A more recent development is the rise of decentralized and protocol-based preservation: IPFS-based mirrors, blockchain-anchored timestamps, peer-to-peer redundancy schemes. These approaches distribute the custodial burden but introduce their own fragilities, particularly around long-term incentive alignment for node operators and the inscrutability of older protocol versions.

Legal and regulatory levers remain underused. Mandatory deposit, interoperability requirements, and platform shutdown protocols that include archival handoff are all policy options that exist in fragments but rarely combine into coherent frameworks. The institutional response, in aggregate, is competent but outmatched.

Takeaway

Preservation infrastructure is currently subsidized by a small number of mission-driven institutions absorbing costs that the broader system externalizes. That arrangement is not stable indefinitely.

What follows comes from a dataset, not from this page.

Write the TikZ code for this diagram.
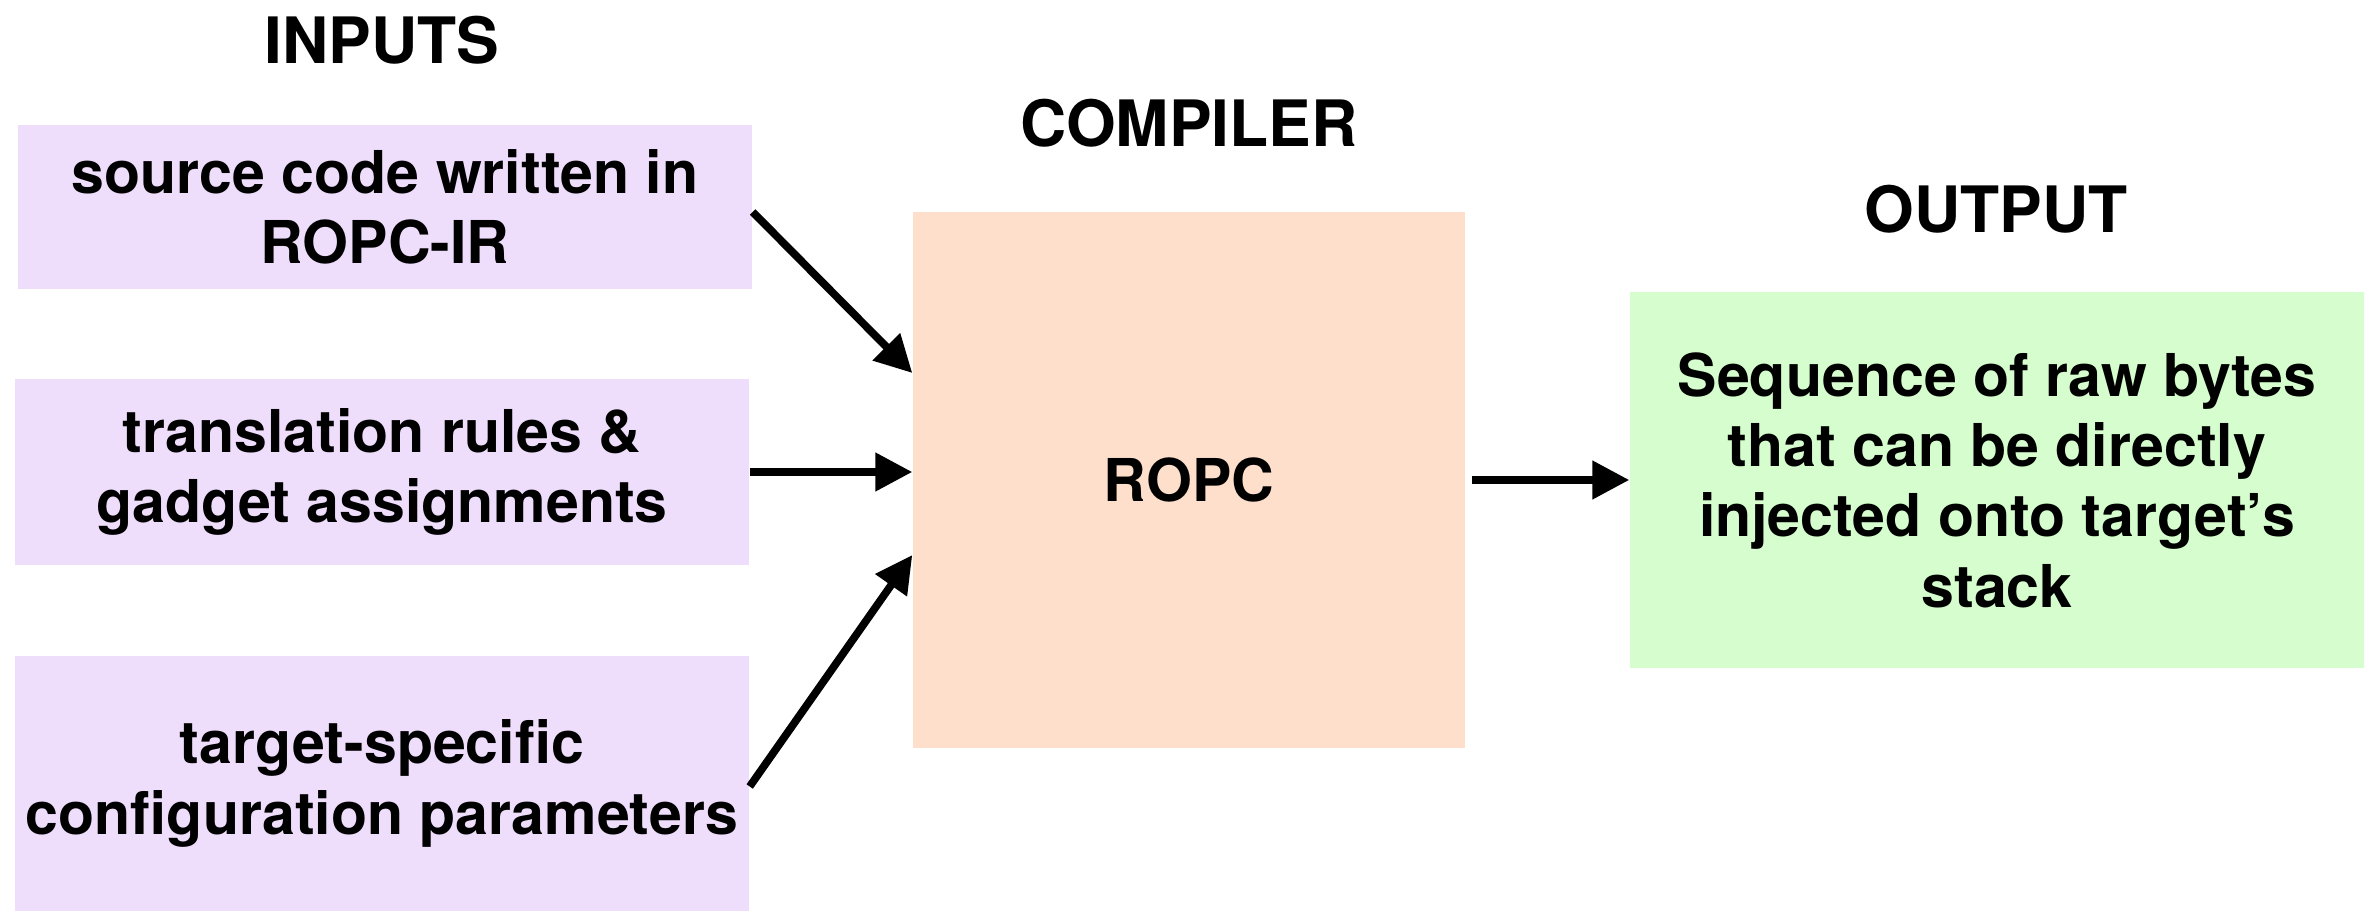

The disappearance of digital media is not a bug in the system. It is the system functioning as designed—optimizing for present attention, not future access. Recognizing this reframes the archive problem from a technical puzzle to a question of institutional design and resource allocation.

What gets preserved shapes what can later be studied, contested, or remembered. When that selection is delegated to platforms whose commercial logic favors deletion, the historical record becomes a function of corporate convenience. The implications extend beyond nostalgia to legal evidence, scientific reproducibility, and democratic accountability.

The leverage points are identifiable: open formats, deposit mandates, sustained funding for nonprofit archives, and contractual obligations on platforms at end-of-life. None are technically difficult. All are politically and economically contested. The archive of the digital era will be exactly as comprehensive as we decide to pay for.